Angola is the recent African country to decriminalize homosexuality after approving a new bill that came into effect in February 2021. The new bill overturned the prohibition of same-sex relationships they had inherited from the Portuguese colony. The government also forbids discrimination based on sexual orientation and gender identity, and breaking the law is punishable by two years imprisonment.
Human rights activists have supported this new reform as they have been fighting for equal rights for the Lesbian, Gay, Bisexual, and Transgender community in Angola and other African countries.
Even though Angola didn’t punish homosexual culprits in the past, same-sex relations were greatly considered taboo because of the enormous influence of the Catholic Church. But politicians noticed it was time to change and update the penal code to reflect the current times. After Angola decriminalized homosexuality, human rights in other African countries like Kenya and Zimbabwe are fighting against homosexual discrimination in court.
In 2019, Botswana’s high court decriminalized both male and female homosexuality. Despite an appeal by the government, the law came to effect in November 2021. It overturned a law they had inherited from British rule in 1965.

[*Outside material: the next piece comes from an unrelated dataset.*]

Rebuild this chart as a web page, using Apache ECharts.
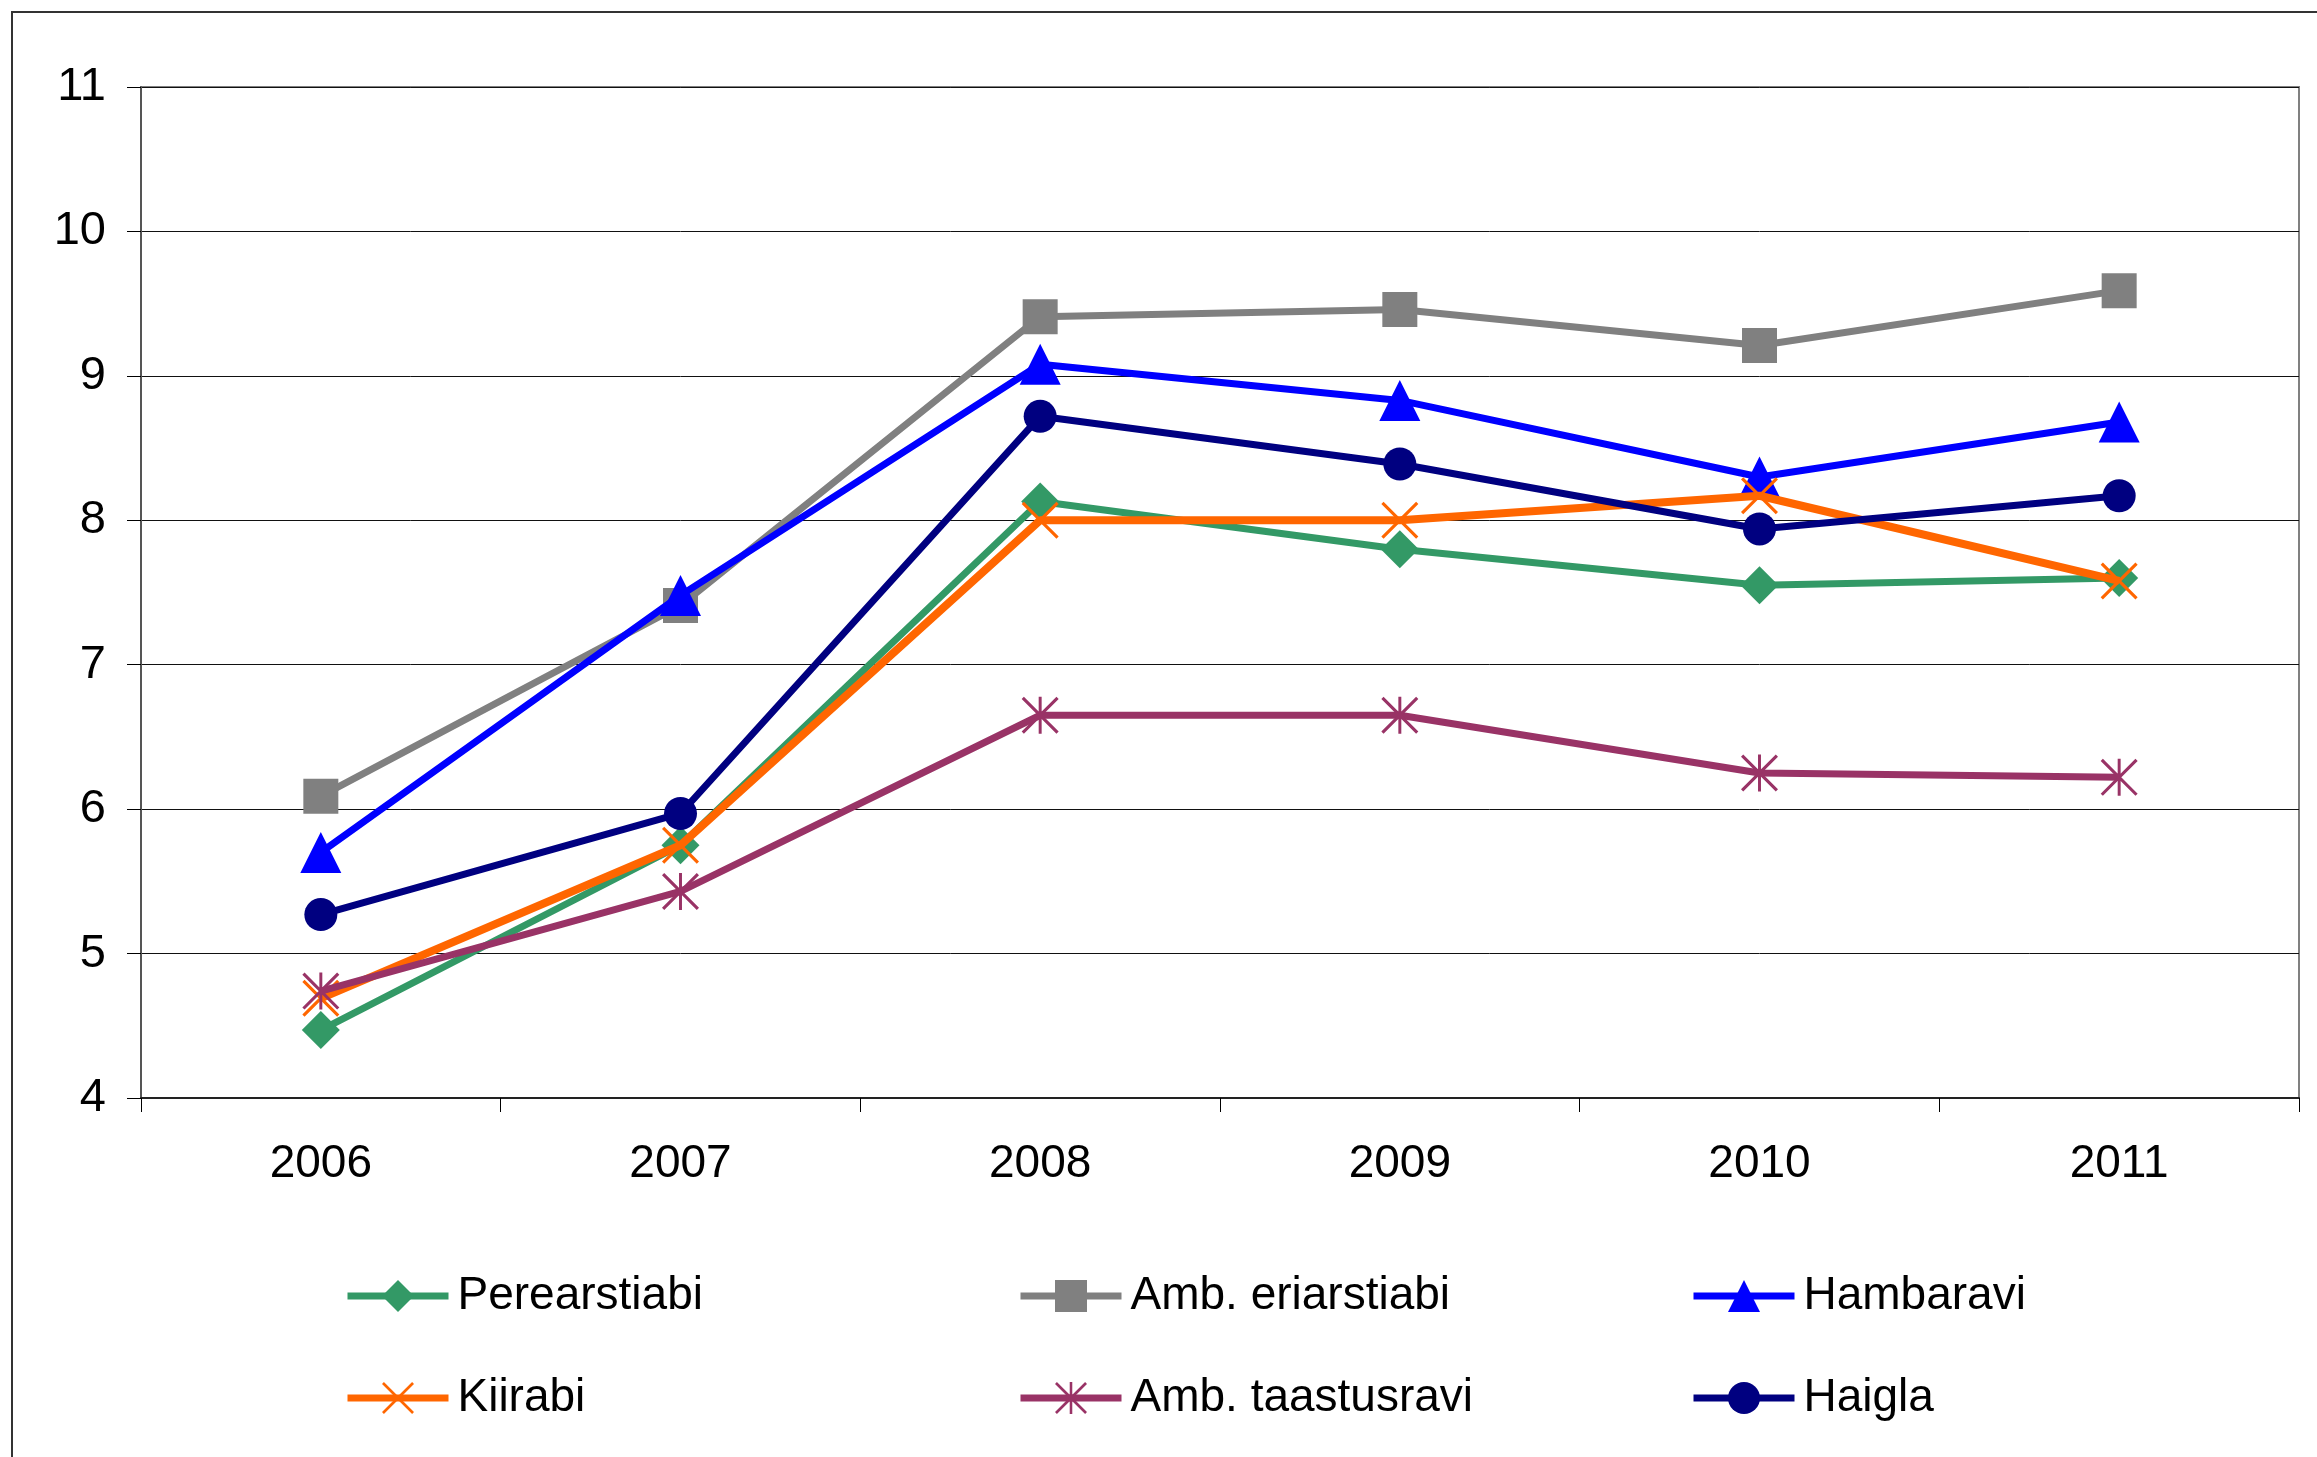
<!DOCTYPE html>
<html>
<head>
<meta charset="utf-8">
<script src="https://cdn.jsdelivr.net/npm/echarts@6/dist/echarts.min.js"></script>
<style>
html,body{margin:0;padding:0;background:#fff;}
#chart{width:2317px;height:1457px;}
</style>
</head>
<body>
<div id="chart"></div>
<script>
const years = ['2006', '2007', '2008', '2009', '2010', '2011'];
const perearstiabi = [4.47, 5.75, 8.13, 7.80, 7.55, 7.60];
const ambEriarstiabi = [6.09, 7.41, 9.41, 9.46, 9.21, 9.59];
const hambaravi = [5.70, 7.48, 9.08, 8.83, 8.30, 8.68];
const kiirabi = [4.69, 5.75, 8.00, 8.00, 8.17, 7.58];
const ambTaastusravi = [4.74, 5.43, 6.65, 6.65, 6.25, 6.22];
const haigla = [5.27, 5.97, 8.72, 8.39, 7.94, 8.17];
const seriesNames = ['Perearstiabi', 'Amb. eriarstiabi', 'Hambaravi', 'Kiirabi', 'Amb. taastusravi', 'Haigla'];

const FONT = '"Liberation Sans", Arial, sans-serif';
const xPath = 'path://M0,6 L6,0 L100,94 L94,100 Z M100,6 L6,100 L0,94 L94,0 Z';
const starPath = 'path://M0,6 L6,0 L100,94 L94,100 Z M100,6 L6,100 L0,94 L94,0 Z M46,0 L54,0 L54,100 L46,100 Z';

const styles = [
  {data: perearstiabi, color: '#339966', symbol: 'diamond', size: 38, width: 7},
  {data: ambEriarstiabi, color: '#808080', symbol: 'rect', size: 35, width: 7},
  {data: hambaravi, color: '#0000FF', symbol: 'triangle', size: 41, width: 7},
  {data: kiirabi, color: '#FF6600', symbol: xPath, size: 37, width: 8},
  {data: ambTaastusravi, color: '#993366', symbol: starPath, size: 37, width: 7},
  {data: haigla, color: '#000080', symbol: 'circle', size: 33, width: 7}
];

const series = styles.map((s, i) => ({
  name: seriesNames[i],
  type: 'line',
  data: s.data,
  symbol: s.symbol,
  symbolSize: s.size,
  showAllSymbol: true,
  lineStyle: {color: s.color, width: s.width},
  itemStyle: {color: s.color, borderWidth: 0},
  z: 2 + i,
  animation: false
}));

const legendPos = [
  [344, 1273], [1017, 1273], [1690, 1273],
  [344, 1375], [1017, 1375], [1690, 1375]
];
const legends = seriesNames.map((n, i) => ({
  data: [n],
  left: legendPos[i][0],
  top: legendPos[i][1],
  padding: 0,
  itemWidth: 101,
  itemHeight: 40,
  lineStyle: {width: 7},
  selectedMode: false,
  textStyle: {fontSize: 46, color: '#000', fontFamily: FONT, padding: [0, 0, 0, 4]}
}));

const chart = echarts.init(document.getElementById('chart'), null, {renderer: 'canvas'});
chart.setOption({
  animation: false,
  backgroundColor: '#fff',
  graphic: [{
    type: 'rect',
    shape: {x: 12, y: 12, width: 2400, height: 1600},
    style: {fill: 'none', stroke: '#333', lineWidth: 2},
    silent: true
  }],
  legend: legends,
  grid: {
    left: 141, top: 87, width: 2158, height: 1011,
    show: true, borderColor: '#808080', borderWidth: 2, backgroundColor: 'transparent'
  },
  xAxis: {
    type: 'category',
    data: years,
    boundaryGap: true,
    axisLine: {lineStyle: {color: '#222', width: 2}},
    axisTick: {show: true, length: 14, interval: 0, lineStyle: {color: '#000', width: 1}},
    axisLabel: {fontSize: 46, color: '#000', fontFamily: FONT, margin: 43, interval: 0},
    splitLine: {show: false}
  },
  yAxis: {
    type: 'value',
    min: 4, max: 11, interval: 1,
    axisLine: {show: true, lineStyle: {color: '#555', width: 2}},
    axisTick: {show: true, length: 14, lineStyle: {color: '#000', width: 1}},
    axisLabel: {fontSize: 47, color: '#000', fontFamily: FONT, margin: 35},
    splitLine: {show: true, lineStyle: {color: '#111', width: 1}}
  },
  series: series
});
</script>
</body>
</html>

After the new reform, the LGBTQ+ community became more visible and accepted among Botswana’s population. Furthermore, Botswana’s government prohibited employment discrimination based on sexual orientation and identity. This makes it one of the few countries in Africa to have such protection rights for LGBTQ+ people.
In Cape Verde, LGBTQ+ individuals are accorded greater protection rights than in many African countries. It’s mostly referred to as the most tolerant country in Africa towards the LGBTQ+ community. The country has not only legalized same-sex relationships but has also prohibited employment discrimination based on sexual orientation and identity. However, Cape Verde has not legalized same-sex marriages, meaning that LGBTQ+ couples face challenges not faced by non-LGBTQ+ people.
Before the current penal code act, LGBTQ+ residents in Lesotho faced many challenges not faced by ordinary residents. They faced rejection, discrimination, and negative attitude based on their sexual orientation and identity. But in 2012, Lesotho legalized homosexuality and celebrated the first gay pride day in 2013.
Although decriminalization of same-sex relationships took place, there still are no discrimination protections based on sexual orientation. Also, marriage, adoption, and parenting are only permitted for opposite-sex couples.
The Bottom Line
It’s now time for African religious and political leaders to acknowledge that times are changing and accept that LGBTQ+ individuals are everywhere. The judiciaries should also be genuinely independent and issue fair judgments based on international human rights standards and not on public opinions from political and religious leaders.